Bloomsbury is noticeably emptier as so many people have gone away. And a heatwave is forecast. So, because the Persephone girls are not at the seaside: beach scenes on the Post this week and we can be at the sea in our imagination. First, The Beach at Trouville 1870 by Claude Monet. Someone has written about it well here: ‘The ultimate en-plein-air sketch (embedded in the paint are specks of sand that blew onto the canvas), Monet executed The Beach at Trouville rapidly, and on a small scale, revealing only the scene’s main shapes and colour notes. But in this breezy moment at the seaside is the essence of Impressionism  – a brief moment of sunlight and colour, captured on canvas.
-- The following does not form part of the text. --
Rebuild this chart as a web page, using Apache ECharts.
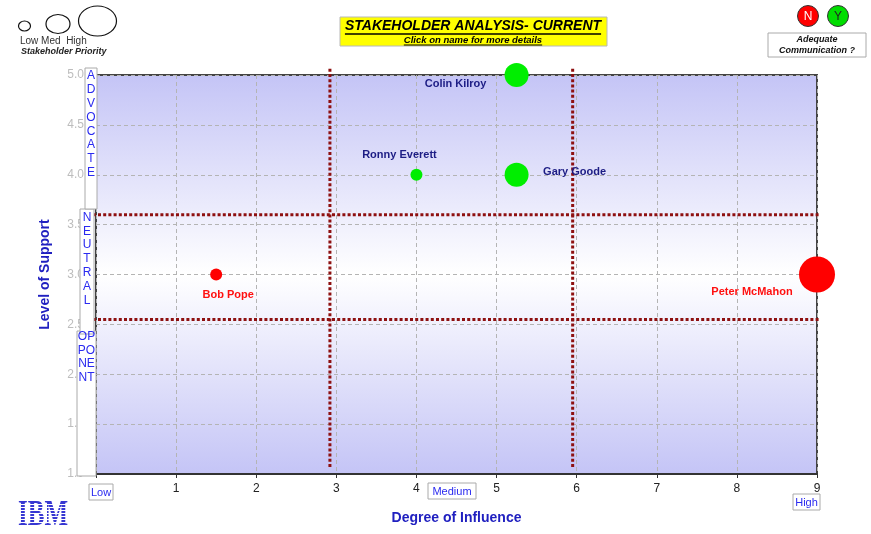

Neither figure is paid much attention, their faces are merely noted. Camille Monet, her face shaded by her parasol, looks into the middle distance, seemingly bored – her eye merely a brown triangle in a flesh-coloured face. Madame Boudin, meanwhile, is more ‘correct’. She is dressed in black, with a black umbrella, and all her attention is focused on her book or embroidery. Her tight white collar and general pose suggest self-imposed restraint. In contrast, Camille is dressed in a loose white outfit, and holds aloft a white parasol. She outshines her companion, as well as the uncertain, windy weather.’

19 July 2019

fri

Clive Bell had this armchair in his bedroom. This of course is the textile we have used on the endpaper for The Wise Virgins by Leonard Woolf: it’s Vanessa Bell’s design called ‘White’ (after Amber Reeves/Blanco White whose novel A Lady and Her Husband we publish). These kind of books, French paperbacks with a uniform look, were a huge influence on the design of Persephone books in 1999.  .

18 July 2019

Thur

This is The Garden Room at Charleston. The paisley pattern was stencilled on the walls by Vanessa Bell and Duncan Grant in the 1940s. The cushion was designed by Vanessa Bell and worked by Duncan Grant’s mother. The curtains are of course Grapes 1932 (as used on Good Things in England). How amazed both painters would have been  that their shabby, comfortable, thrown-together garden room is now stared at admiringly by paying visitors!

17 July 2019

Tuesday

This is Clive Bell’s study. The authors of the book point out the ‘primitive’ electric fire. Some of us still use one exactly like this! We refer to it as the Virginia Woolf fire as she had one exactly the same in her bedroom at Rodmell. The table is useful rather than beautiful, ditto the carpet, but that is the essence of Charleston: it follows William Morris’s maxim of not having anything that isn’t either beautiful or useful rather than obsessively honing every last detail.

16 July 2019

wed

Duncan Grant died in 1978. We were lucky enough to visit Charleston, pressing our noses to the windows, the following year. And when the Charleston Trust was formed and there was a question of what to do with the old Aga (seen in the famous painting of Grace Higgins at work in the kitchen here) we were vociferous about retaining it or a successor. Which is, thank heavens, what happened. For those unfamiliar with Agas: you lift the lefthand lid to boil the kettle. And put the ‘tennis racket’ (hanging on the wall) under the righthand lid to make toast.